— Begin —

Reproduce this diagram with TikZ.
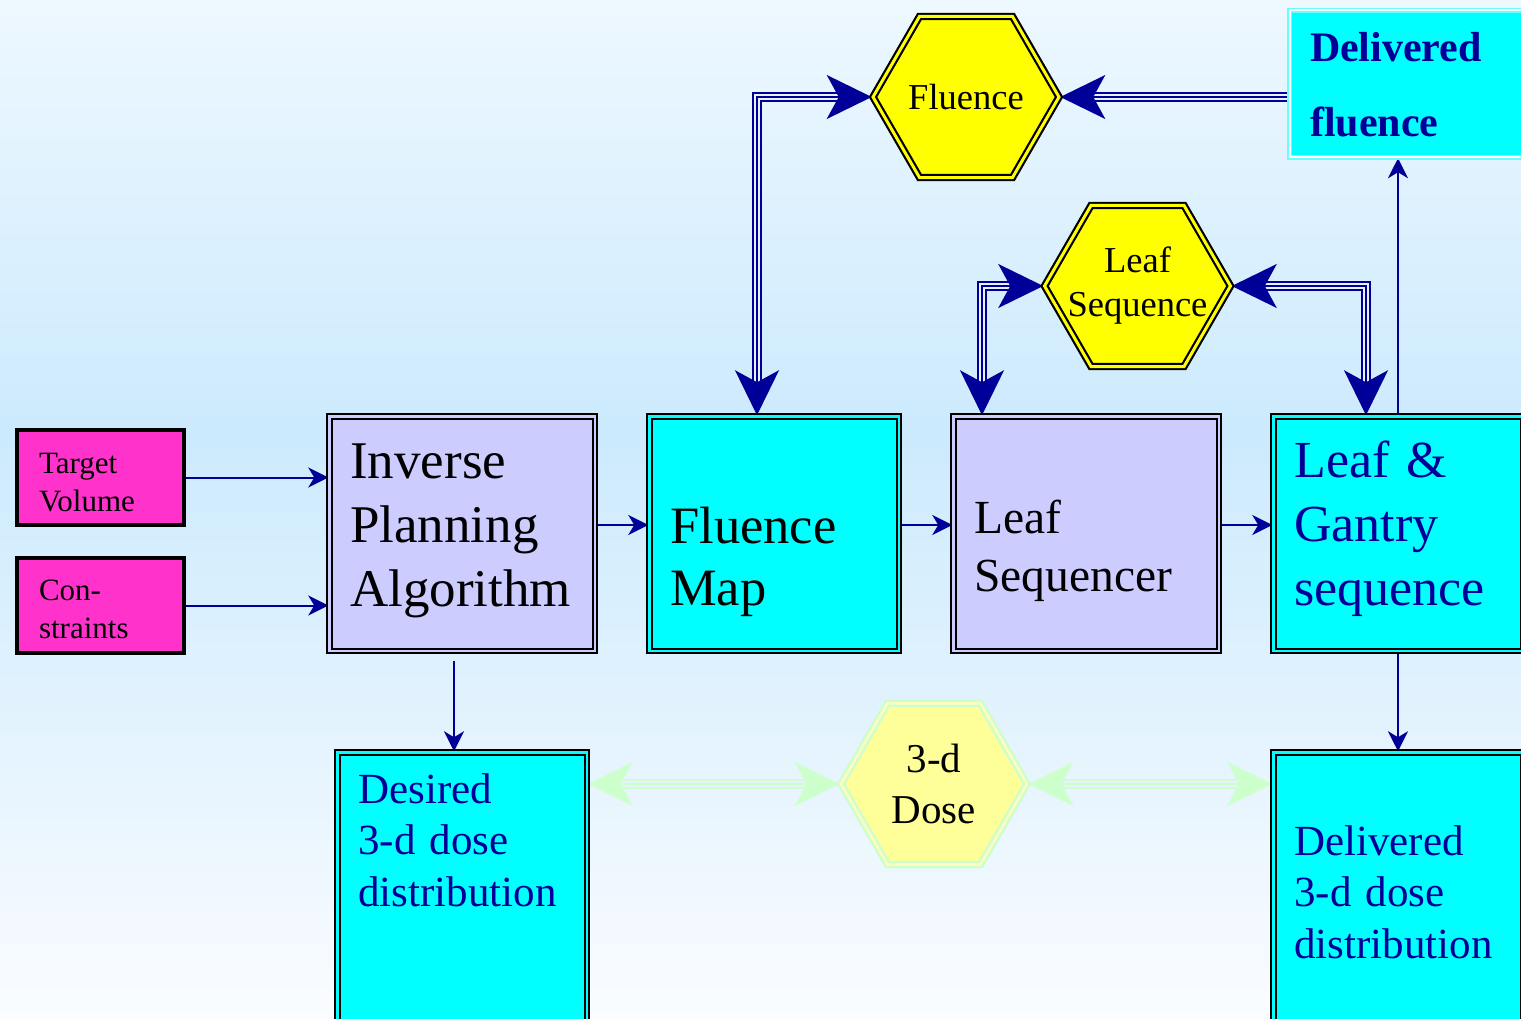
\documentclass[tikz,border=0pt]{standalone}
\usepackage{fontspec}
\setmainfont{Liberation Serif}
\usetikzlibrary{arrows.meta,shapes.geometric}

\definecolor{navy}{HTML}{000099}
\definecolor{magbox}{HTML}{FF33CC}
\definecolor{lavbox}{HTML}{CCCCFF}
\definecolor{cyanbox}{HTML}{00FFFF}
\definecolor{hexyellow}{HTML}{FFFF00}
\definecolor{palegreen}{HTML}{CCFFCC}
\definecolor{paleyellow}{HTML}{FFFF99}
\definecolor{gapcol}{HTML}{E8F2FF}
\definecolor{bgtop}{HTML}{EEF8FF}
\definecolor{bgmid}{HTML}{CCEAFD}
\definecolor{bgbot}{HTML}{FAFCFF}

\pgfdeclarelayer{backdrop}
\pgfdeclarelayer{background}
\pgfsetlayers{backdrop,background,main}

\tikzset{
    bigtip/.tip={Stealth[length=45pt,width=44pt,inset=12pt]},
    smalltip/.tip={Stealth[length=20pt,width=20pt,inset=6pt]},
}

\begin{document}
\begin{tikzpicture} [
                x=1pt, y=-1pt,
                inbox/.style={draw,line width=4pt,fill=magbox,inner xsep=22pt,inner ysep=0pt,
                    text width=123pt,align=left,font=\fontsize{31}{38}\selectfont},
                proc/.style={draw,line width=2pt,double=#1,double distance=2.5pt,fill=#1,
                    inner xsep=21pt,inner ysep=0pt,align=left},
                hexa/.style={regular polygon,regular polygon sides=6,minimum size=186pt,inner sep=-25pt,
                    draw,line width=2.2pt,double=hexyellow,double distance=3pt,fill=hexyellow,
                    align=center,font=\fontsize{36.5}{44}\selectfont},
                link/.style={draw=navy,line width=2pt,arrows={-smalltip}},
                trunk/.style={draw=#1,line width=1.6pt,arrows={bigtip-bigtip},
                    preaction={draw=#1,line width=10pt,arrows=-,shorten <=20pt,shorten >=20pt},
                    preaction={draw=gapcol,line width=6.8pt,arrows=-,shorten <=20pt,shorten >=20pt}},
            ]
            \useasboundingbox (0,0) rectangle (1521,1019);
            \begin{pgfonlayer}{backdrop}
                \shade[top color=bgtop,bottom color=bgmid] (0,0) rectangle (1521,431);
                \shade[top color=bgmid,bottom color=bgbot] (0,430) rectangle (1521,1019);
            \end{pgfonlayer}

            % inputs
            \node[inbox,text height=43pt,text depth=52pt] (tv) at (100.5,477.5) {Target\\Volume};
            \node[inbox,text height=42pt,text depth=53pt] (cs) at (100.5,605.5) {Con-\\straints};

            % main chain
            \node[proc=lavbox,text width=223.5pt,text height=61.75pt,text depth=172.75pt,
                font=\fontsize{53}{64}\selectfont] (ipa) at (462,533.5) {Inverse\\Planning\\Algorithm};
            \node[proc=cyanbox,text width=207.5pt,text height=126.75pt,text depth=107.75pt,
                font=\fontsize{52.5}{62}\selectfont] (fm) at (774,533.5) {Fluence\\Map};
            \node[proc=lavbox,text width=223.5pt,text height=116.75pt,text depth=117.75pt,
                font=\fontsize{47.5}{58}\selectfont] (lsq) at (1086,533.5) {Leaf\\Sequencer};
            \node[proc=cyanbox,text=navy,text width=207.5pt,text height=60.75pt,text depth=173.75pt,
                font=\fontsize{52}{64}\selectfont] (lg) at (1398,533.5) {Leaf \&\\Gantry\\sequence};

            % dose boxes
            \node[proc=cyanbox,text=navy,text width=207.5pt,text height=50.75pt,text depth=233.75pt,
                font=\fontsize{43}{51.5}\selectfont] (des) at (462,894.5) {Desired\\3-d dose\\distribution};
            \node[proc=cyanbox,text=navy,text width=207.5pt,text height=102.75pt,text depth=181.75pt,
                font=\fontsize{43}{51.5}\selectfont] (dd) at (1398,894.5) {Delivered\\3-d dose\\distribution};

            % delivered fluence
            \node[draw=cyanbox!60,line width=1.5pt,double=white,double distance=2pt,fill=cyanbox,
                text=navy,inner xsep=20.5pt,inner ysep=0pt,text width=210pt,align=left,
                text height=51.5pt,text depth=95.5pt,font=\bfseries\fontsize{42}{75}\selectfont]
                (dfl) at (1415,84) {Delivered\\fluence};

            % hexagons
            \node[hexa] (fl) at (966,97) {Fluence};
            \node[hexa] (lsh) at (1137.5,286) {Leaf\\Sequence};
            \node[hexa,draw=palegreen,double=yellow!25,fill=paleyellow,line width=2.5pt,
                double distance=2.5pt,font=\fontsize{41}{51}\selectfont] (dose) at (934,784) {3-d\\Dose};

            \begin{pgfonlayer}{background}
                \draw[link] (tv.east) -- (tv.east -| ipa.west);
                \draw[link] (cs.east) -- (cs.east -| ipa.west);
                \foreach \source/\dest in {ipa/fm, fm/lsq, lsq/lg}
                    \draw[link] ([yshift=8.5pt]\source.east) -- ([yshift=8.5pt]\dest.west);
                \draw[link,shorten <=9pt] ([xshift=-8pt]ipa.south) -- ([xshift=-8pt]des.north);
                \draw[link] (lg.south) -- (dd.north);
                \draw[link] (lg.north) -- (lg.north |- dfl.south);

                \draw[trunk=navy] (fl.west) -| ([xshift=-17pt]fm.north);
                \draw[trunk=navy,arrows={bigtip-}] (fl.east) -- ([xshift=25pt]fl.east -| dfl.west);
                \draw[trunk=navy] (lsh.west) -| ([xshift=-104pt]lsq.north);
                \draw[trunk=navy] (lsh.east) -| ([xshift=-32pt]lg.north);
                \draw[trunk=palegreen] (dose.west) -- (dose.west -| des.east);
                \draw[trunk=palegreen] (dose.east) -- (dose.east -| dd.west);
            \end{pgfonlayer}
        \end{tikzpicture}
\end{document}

— End —

= Exercise =
Reproduce all of the data exactly; the pictures do not belong in the copy.

= Finished answer =
Reproduce this diagram with TikZ.
\documentclass[tikz,border=0pt]{standalone}
\usepackage{fontspec}
\setmainfont{Liberation Serif}
\usetikzlibrary{arrows.meta,shapes.geometric}

\definecolor{navy}{HTML}{000099}
\definecolor{magbox}{HTML}{FF33CC}
\definecolor{lavbox}{HTML}{CCCCFF}
\definecolor{cyanbox}{HTML}{00FFFF}
\definecolor{hexyellow}{HTML}{FFFF00}
\definecolor{palegreen}{HTML}{CCFFCC}
\definecolor{paleyellow}{HTML}{FFFF99}
\definecolor{gapcol}{HTML}{E8F2FF}
\definecolor{bgtop}{HTML}{EEF8FF}
\definecolor{bgmid}{HTML}{CCEAFD}
\definecolor{bgbot}{HTML}{FAFCFF}

\pgfdeclarelayer{backdrop}
\pgfdeclarelayer{background}
\pgfsetlayers{backdrop,background,main}

\tikzset{
    bigtip/.tip={Stealth[length=45pt,width=44pt,inset=12pt]},
    smalltip/.tip={Stealth[length=20pt,width=20pt,inset=6pt]},
}

\begin{document}
\begin{tikzpicture} [
                x=1pt, y=-1pt,
                inbox/.style={draw,line width=4pt,fill=magbox,inner xsep=22pt,inner ysep=0pt,
                    text width=123pt,align=left,font=\fontsize{31}{38}\selectfont},
                proc/.style={draw,line width=2pt,double=#1,double distance=2.5pt,fill=#1,
                    inner xsep=21pt,inner ysep=0pt,align=left},
                hexa/.style={regular polygon,regular polygon sides=6,minimum size=186pt,inner sep=-25pt,
                    draw,line width=2.2pt,double=hexyellow,double distance=3pt,fill=hexyellow,
                    align=center,font=\fontsize{36.5}{44}\selectfont},
                link/.style={draw=navy,line width=2pt,arrows={-smalltip}},
                trunk/.style={draw=#1,line width=1.6pt,arrows={bigtip-bigtip},
                    preaction={draw=#1,line width=10pt,arrows=-,shorten <=20pt,shorten >=20pt},
                    preaction={draw=gapcol,line width=6.8pt,arrows=-,shorten <=20pt,shorten >=20pt}},
            ]
            \useasboundingbox (0,0) rectangle (1521,1019);
            \begin{pgfonlayer}{backdrop}
                \shade[top color=bgtop,bottom color=bgmid] (0,0) rectangle (1521,431);
                \shade[top color=bgmid,bottom color=bgbot] (0,430) rectangle (1521,1019);
            \end{pgfonlayer}

            % inputs
            \node[inbox,text height=43pt,text depth=52pt] (tv) at (100.5,477.5) {Target\\Volume};
            \node[inbox,text height=42pt,text depth=53pt] (cs) at (100.5,605.5) {Con-\\straints};

            % main chain
            \node[proc=lavbox,text width=223.5pt,text height=61.75pt,text depth=172.75pt,
                font=\fontsize{53}{64}\selectfont] (ipa) at (462,533.5) {Inverse\\Planning\\Algorithm};
            \node[proc=cyanbox,text width=207.5pt,text height=126.75pt,text depth=107.75pt,
                font=\fontsize{52.5}{62}\selectfont] (fm) at (774,533.5) {Fluence\\Map};
            \node[proc=lavbox,text width=223.5pt,text height=116.75pt,text depth=117.75pt,
                font=\fontsize{47.5}{58}\selectfont] (lsq) at (1086,533.5) {Leaf\\Sequencer};
            \node[proc=cyanbox,text=navy,text width=207.5pt,text height=60.75pt,text depth=173.75pt,
                font=\fontsize{52}{64}\selectfont] (lg) at (1398,533.5) {Leaf \&\\Gantry\\sequence};

            % dose boxes
            \node[proc=cyanbox,text=navy,text width=207.5pt,text height=50.75pt,text depth=233.75pt,
                font=\fontsize{43}{51.5}\selectfont] (des) at (462,894.5) {Desired\\3-d dose\\distribution};
            \node[proc=cyanbox,text=navy,text width=207.5pt,text height=102.75pt,text depth=181.75pt,
                font=\fontsize{43}{51.5}\selectfont] (dd) at (1398,894.5) {Delivered\\3-d dose\\distribution};

            % delivered fluence
            \node[draw=cyanbox!60,line width=1.5pt,double=white,double distance=2pt,fill=cyanbox,
                text=navy,inner xsep=20.5pt,inner ysep=0pt,text width=210pt,align=left,
                text height=51.5pt,text depth=95.5pt,font=\bfseries\fontsize{42}{75}\selectfont]
                (dfl) at (1415,84) {Delivered\\fluence};

            % hexagons
            \node[hexa] (fl) at (966,97) {Fluence};
            \node[hexa] (lsh) at (1137.5,286) {Leaf\\Sequence};
            \node[hexa,draw=palegreen,double=yellow!25,fill=paleyellow,line width=2.5pt,
                double distance=2.5pt,font=\fontsize{41}{51}\selectfont] (dose) at (934,784) {3-d\\Dose};

            \begin{pgfonlayer}{background}
                \draw[link] (tv.east) -- (tv.east -| ipa.west);
                \draw[link] (cs.east) -- (cs.east -| ipa.west);
                \foreach \source/\dest in {ipa/fm, fm/lsq, lsq/lg}
                    \draw[link] ([yshift=8.5pt]\source.east) -- ([yshift=8.5pt]\dest.west);
                \draw[link,shorten <=9pt] ([xshift=-8pt]ipa.south) -- ([xshift=-8pt]des.north);
                \draw[link] (lg.south) -- (dd.north);
                \draw[link] (lg.north) -- (lg.north |- dfl.south);

                \draw[trunk=navy] (fl.west) -| ([xshift=-17pt]fm.north);
                \draw[trunk=navy,arrows={bigtip-}] (fl.east) -- ([xshift=25pt]fl.east -| dfl.west);
                \draw[trunk=navy] (lsh.west) -| ([xshift=-104pt]lsq.north);
                \draw[trunk=navy] (lsh.east) -| ([xshift=-32pt]lg.north);
                \draw[trunk=palegreen] (dose.west) -- (dose.west -| des.east);
                \draw[trunk=palegreen] (dose.east) -- (dose.east -| dd.west);
            \end{pgfonlayer}
        \end{tikzpicture}
\end{document}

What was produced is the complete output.